How long should a professional website quote take to come back?

For a properly scoped custom website build, expect five to ten business days from discovery conversation to proposal. A quote that arrives the same day as the brief has not been properly considered. It has been generated against a template pricing structure rather than against your specific requirements. For complex projects involving integrations, custom functionality, or multiple audience types, two weeks is reasonable. The time taken to produce an accurate proposal reflects the time the agency is willing to invest in understanding your project.

What is the difference between a fixed-price quote and a time-and-materials estimate?

A fixed-price quote commits the agency to delivering a defined scope at a stated cost. Scope changes are handled through a defined change request process. A time-and-materials estimate prices the project at an hourly or daily rate with the total cost depending on how long the work takes. Fixed-price quotes transfer financial risk to the agency. Time-and-materials estimates transfer it to the client. For a growing business commissioning a bespoke website build, a fixed-price quote with a clearly defined scope and a transparent scope change protocol is almost always the more appropriate structure.

How do I know if a bespoke website quote is realistic or inflated?

Cross-reference the scope against the price. A £25,000 quote that covers discovery, UX, bespoke design, custom development, copywriting, integrations, and twelve months of post-launch support is a different proposition to a £25,000 quote that covers design and development only. Ask for a line-by-line breakdown and compare each element against market benchmarks.
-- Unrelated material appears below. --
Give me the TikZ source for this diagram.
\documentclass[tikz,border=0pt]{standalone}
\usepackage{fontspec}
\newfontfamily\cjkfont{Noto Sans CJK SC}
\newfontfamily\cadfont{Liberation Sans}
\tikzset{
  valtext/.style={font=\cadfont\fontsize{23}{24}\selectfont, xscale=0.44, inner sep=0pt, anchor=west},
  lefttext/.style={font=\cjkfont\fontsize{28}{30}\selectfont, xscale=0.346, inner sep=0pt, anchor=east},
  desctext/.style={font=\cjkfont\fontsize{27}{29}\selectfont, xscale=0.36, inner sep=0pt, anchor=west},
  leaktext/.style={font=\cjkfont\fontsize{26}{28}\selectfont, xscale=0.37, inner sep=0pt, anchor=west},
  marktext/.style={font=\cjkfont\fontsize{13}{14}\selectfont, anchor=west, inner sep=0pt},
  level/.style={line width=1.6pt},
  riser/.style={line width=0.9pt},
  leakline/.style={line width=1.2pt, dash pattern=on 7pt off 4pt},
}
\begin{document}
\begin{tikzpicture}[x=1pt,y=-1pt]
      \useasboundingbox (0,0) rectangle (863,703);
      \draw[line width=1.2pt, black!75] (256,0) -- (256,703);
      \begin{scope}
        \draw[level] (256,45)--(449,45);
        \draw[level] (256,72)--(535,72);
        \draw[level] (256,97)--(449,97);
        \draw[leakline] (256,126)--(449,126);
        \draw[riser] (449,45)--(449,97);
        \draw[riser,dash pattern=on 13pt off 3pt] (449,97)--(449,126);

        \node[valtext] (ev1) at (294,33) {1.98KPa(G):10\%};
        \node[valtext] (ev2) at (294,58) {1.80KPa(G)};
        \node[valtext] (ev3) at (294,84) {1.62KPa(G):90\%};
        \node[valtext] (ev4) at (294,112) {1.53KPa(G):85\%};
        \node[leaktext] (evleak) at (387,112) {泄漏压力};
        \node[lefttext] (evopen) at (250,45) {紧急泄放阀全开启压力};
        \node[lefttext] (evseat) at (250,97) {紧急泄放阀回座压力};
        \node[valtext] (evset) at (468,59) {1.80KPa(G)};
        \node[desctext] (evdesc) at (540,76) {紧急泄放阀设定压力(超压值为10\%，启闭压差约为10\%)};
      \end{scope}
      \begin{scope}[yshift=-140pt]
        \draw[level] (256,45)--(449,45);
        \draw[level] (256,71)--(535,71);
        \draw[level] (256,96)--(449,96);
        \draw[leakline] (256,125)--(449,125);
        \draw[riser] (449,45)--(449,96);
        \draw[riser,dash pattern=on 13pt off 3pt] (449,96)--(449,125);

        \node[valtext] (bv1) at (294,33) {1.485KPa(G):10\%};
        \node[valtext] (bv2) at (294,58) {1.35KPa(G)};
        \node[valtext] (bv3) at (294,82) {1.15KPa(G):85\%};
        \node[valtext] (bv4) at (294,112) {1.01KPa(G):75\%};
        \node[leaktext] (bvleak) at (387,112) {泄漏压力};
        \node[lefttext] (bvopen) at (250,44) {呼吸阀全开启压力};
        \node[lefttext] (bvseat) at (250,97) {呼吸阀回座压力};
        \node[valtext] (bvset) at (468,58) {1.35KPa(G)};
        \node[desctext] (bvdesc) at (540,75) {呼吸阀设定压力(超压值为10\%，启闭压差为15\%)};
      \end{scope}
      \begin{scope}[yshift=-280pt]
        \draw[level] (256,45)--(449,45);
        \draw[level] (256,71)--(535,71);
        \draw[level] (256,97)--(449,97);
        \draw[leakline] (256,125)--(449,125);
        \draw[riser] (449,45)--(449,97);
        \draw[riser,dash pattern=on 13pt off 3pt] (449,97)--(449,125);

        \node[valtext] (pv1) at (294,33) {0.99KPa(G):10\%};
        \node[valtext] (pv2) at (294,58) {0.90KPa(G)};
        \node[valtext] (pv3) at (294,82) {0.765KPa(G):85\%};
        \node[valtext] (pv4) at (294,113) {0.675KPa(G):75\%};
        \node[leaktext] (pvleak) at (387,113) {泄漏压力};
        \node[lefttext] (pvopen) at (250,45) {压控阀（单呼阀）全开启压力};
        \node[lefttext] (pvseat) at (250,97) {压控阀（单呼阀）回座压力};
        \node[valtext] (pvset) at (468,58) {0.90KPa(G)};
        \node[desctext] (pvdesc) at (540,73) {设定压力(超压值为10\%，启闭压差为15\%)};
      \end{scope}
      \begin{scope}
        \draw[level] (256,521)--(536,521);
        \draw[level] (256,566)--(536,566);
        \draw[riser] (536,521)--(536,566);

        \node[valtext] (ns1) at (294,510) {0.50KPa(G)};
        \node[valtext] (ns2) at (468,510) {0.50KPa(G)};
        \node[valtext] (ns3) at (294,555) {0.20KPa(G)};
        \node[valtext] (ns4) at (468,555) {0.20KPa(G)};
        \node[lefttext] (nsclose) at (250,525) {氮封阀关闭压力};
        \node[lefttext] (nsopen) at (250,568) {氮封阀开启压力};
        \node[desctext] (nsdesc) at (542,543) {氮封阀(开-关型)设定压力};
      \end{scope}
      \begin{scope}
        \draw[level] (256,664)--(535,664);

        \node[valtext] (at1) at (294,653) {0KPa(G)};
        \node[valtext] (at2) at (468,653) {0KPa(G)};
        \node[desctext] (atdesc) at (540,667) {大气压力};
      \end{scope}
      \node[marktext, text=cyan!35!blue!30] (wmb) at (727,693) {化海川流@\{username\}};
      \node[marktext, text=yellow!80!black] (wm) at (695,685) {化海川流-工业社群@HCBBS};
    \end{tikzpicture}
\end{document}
Our post on what drives website costs in the UK sets out what each component should cost and why. If an agency cannot justify a price against a scope, that is the answer.

What should I have ready before I fill in a website quote form?
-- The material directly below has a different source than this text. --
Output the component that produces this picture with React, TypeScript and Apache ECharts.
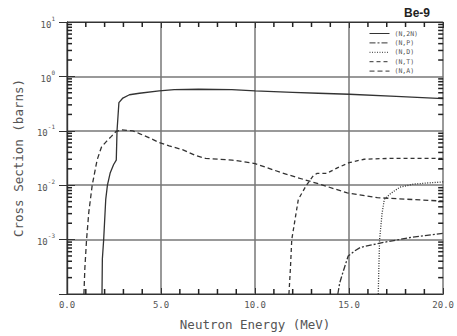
import React, { useEffect, useRef } from "react";
import * as echarts from "echarts";

const names = ["(N,2N)", "(N,P)", "(N,D)", "(N,T)", "(N,A)"];

const n2nE = [1.86, 1.88, 1.95, 2.06, 2.15, 2.3, 2.48, 2.62, 2.66, 2.76, 2.97, 3.32, 3.85, 4.9, 5.7, 7.0, 8.76, 10.0, 12.0, 13.35, 15.0, 17.5, 20.0];
const n2nS = [1e-4, 4.4e-4, 1e-3, 5.5e-3, 1e-2, 0.017, 0.024, 0.029, 0.1, 0.33, 0.4, 0.46, 0.49, 0.54, 0.57, 0.58, 0.57, 0.54, 0.51, 0.49, 0.47, 0.43, 0.39];

const npE = [14.4, 14.5, 14.67, 14.95, 15.3, 15.6, 16.7, 18.3, 20.0];
const npS = [1e-4, 1.6e-4, 2.5e-4, 5e-4, 6.2e-4, 7.2e-4, 8.7e-4, 1.1e-3, 1.3e-3];

const ndE = [16.55, 16.58, 16.62, 16.75, 16.87, 17.2, 17.7, 18.45, 19.2, 20.0];
const ndS = [1e-4, 3e-4, 1e-3, 3e-3, 5.5e-3, 7e-3, 9.2e-3, 1.05e-2, 1.1e-2, 1.15e-2];

const ntE = [11.8, 11.88, 11.95, 12.3, 12.73, 13.1, 13.3, 13.8, 14.4, 15.0, 15.8, 17.0, 20.0];
const ntS = [1e-4, 3e-4, 1e-3, 5.5e-3, 1e-2, 0.015, 0.0165, 0.0165, 0.021, 0.026, 0.03, 0.031, 0.031];

const naE = [0.9, 0.95, 1.04, 1.16, 1.34, 1.6, 1.83, 2.1, 2.36, 2.62, 2.89, 3.5, 3.85, 4.38, 4.9, 5.43, 6.14, 6.84, 7.37, 8.78, 10.0, 11.4, 12.5, 13.5, 14.9, 16.5, 20.0];
const naS = [1e-4, 3e-4, 1e-3, 3.2e-3, 1e-2, 0.029, 0.05, 0.064, 0.079, 0.098, 0.104, 0.1, 0.089, 0.074, 0.061, 0.053, 0.045, 0.035, 0.031, 0.029, 0.025, 0.017, 0.013, 0.0103, 0.0072, 0.0059, 0.0051];

const xMin = 0;
const xMax = 20;
const yMin = 1e-4;
const yMax = 10;
const xTickLabels = ["0.0", "5.0", "10.0", "15.0", "20.0"];

const FONT = "DejaVu Sans Mono";
const INK = "#333";
const TICK = "#222";
const TXT = "#555";

function pairs(e: number[], s: number[]) {
  return e.map((x, i) => [x, s[i]]);
}

const yMinorVals: number[] = [];
for (let d = -4; d < 1; d++) {
  for (let k = 2; k <= 9; k++) yMinorVals.push(k * Math.pow(10, d));
}
const xMinorVals: number[] = [];
for (let v = xMin + 1; v < xMax; v++) if (v % 5 !== 0) xMinorVals.push(v);

type Side = "left" | "right" | "bottom" | "top";

function tickSeries(side: Side) {
  const vertical = side === "left" || side === "right";
  const vals = vertical ? yMinorVals : xMinorVals;
  return {
    type: "custom",
    name: "ticks-" + side,
    xAxisIndex: 0,
    yAxisIndex: 0,
    z: 20,
    data: vals.map((v) => (vertical ? [side === "left" ? xMin : xMax, v] : [v, side === "bottom" ? yMin : yMax])),
    renderItem: (_p: any, api: any) => {
      const p = api.coord([api.value(0), api.value(1)]);
      const L = 5;
      const T = 1.5;
      let shape;
      if (side === "left") shape = { x: p[0], y: p[1] - T / 2, width: L, height: T };
      else if (side === "right") shape = { x: p[0] - L, y: p[1] - T / 2, width: L, height: T };
      else if (side === "bottom") shape = { x: p[0] - T / 2, y: p[1] - L, width: T, height: L };
      else shape = { x: p[0] - T / 2, y: p[1], width: T, height: L };
      return { type: "rect", shape, style: { fill: TICK } };
    },
  };
}

export default function App() {
  const ref = useRef<HTMLDivElement>(null);
  useEffect(() => {
    if (!ref.current) return;
    const chart = echarts.init(ref.current, undefined, { renderer: "svg" });
    const lineSeries = (name: string, data: number[][], type: any) => ({
      name,
      type: "line",
      data,
      symbol: "none",
      xAxisIndex: 0,
      yAxisIndex: 0,
      lineStyle: { color: INK, width: 1.3, type },
      itemStyle: { color: INK },
    });
    chart.setOption({
      animation: false,
      backgroundColor: "#fff",
      title: {
        text: "Be-9",
        left: 399,
        top: 2,
        textStyle: { fontFamily: "Liberation Sans", fontWeight: "bold", fontSize: 12, color: "#222" },
      },
      legend: {
        data: names,
        orient: "vertical",
        left: 364,
        top: 25,
        itemWidth: 20,
        itemHeight: 8,
        itemGap: 2.4,
        itemStyle: { opacity: 0 },
        lineStyle: { width: 1 },
        textStyle: { fontFamily: FONT, fontSize: 6.5, color: TXT },
      },
      grid: { left: 67, right: 11, top: 22, bottom: 41 },
      xAxis: [
        {
          type: "value",
          min: xMin,
          max: xMax,
          interval: 5,
          name: "Neutron Energy (MeV)",
          nameLocation: "middle",
          nameGap: 24,
          nameTextStyle: { fontFamily: FONT, fontSize: 12.5, color: TXT },
          axisLine: { lineStyle: { color: INK, width: 1.2 } },
          axisTick: { inside: true, length: 6, lineStyle: { color: INK } },
          axisLabel: {
            fontFamily: FONT,
            fontSize: 9,
            color: TXT,
            margin: 6,
            formatter: (v: number) => xTickLabels[Math.round(v / 5)] ?? "",
          },
          splitLine: { show: true, lineStyle: { color: "#777", width: 1.5 } },
        },
        {
          type: "value",
          position: "top",
          min: xMin,
          max: xMax,
          interval: 5,
          axisLine: { lineStyle: { color: INK, width: 1.2 } },
          axisTick: { inside: true, length: 6, lineStyle: { color: INK } },
          axisLabel: { show: false },
          splitLine: { show: false },
        },
      ],
      yAxis: [
        {
          type: "log",
          logBase: 10,
          min: yMin,
          max: yMax,
          name: "Cross Section (barns)",
          nameLocation: "middle",
          nameGap: 42,
          nameTextStyle: { fontFamily: FONT, fontSize: 12.5, color: TXT },
          axisLine: { lineStyle: { color: INK, width: 1.2 } },
          axisTick: { inside: true, length: 8, lineStyle: { color: INK } },
          axisLabel: {
            margin: 12,
            formatter: (v: number) => {
              const e = Math.round(Math.log10(v));
              if (e <= -4) return "";
              return `{b|10}{s|${e}}`;
            },
            rich: {
              b: { fontFamily: FONT, fontSize: 9, color: TXT, lineHeight: 14, verticalAlign: "bottom" },
              s: { fontFamily: FONT, fontSize: 6, color: TXT, lineHeight: 14, verticalAlign: "top" },
            },
          },
          splitLine: { show: true, lineStyle: { color: "#777", width: 1.5 } },
        },
        {
          type: "log",
          logBase: 10,
          min: yMin,
          max: yMax,
          position: "right",
          axisLine: { show: true, lineStyle: { color: INK, width: 1.2 } },
          axisTick: { inside: true, length: 8, lineStyle: { color: INK } },
          axisLabel: { show: false },
          splitLine: { show: false },
        },
      ],
      series: [
        lineSeries(names[0], pairs(n2nE, n2nS), "solid"),
        lineSeries(names[1], pairs(npE, npS), [6, 2, 2, 2]),
        lineSeries(names[2], pairs(ndE, ndS), [1, 1.5]),
        lineSeries(names[3], pairs(ntE, ntS), [4, 3]),
        lineSeries(names[4], pairs(naE, naS), [5, 3]),
        tickSeries("left"),
        tickSeries("right"),
        tickSeries("bottom"),
        tickSeries("top"),
      ],
    });
    return () => chart.dispose();
  }, []);
  return (
    <div
      ref={ref}
      style={{ position: "absolute", left: 0, top: 0, width: 457, height: 336, background: "#fff" }}
    />
  );
}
Three things: a clear statement of what the website needs to achieve commercially, a description of the primary audience, and a realistic budget range. You do not need a finished brief or a detailed specification. The quote form and the follow-up conversation are designed to develop those. What you do need is enough commercial clarity to have a productive first conversation: what the business needs the site to do, who it needs to do it for, and roughly what investment is available. Everything else can be developed from there.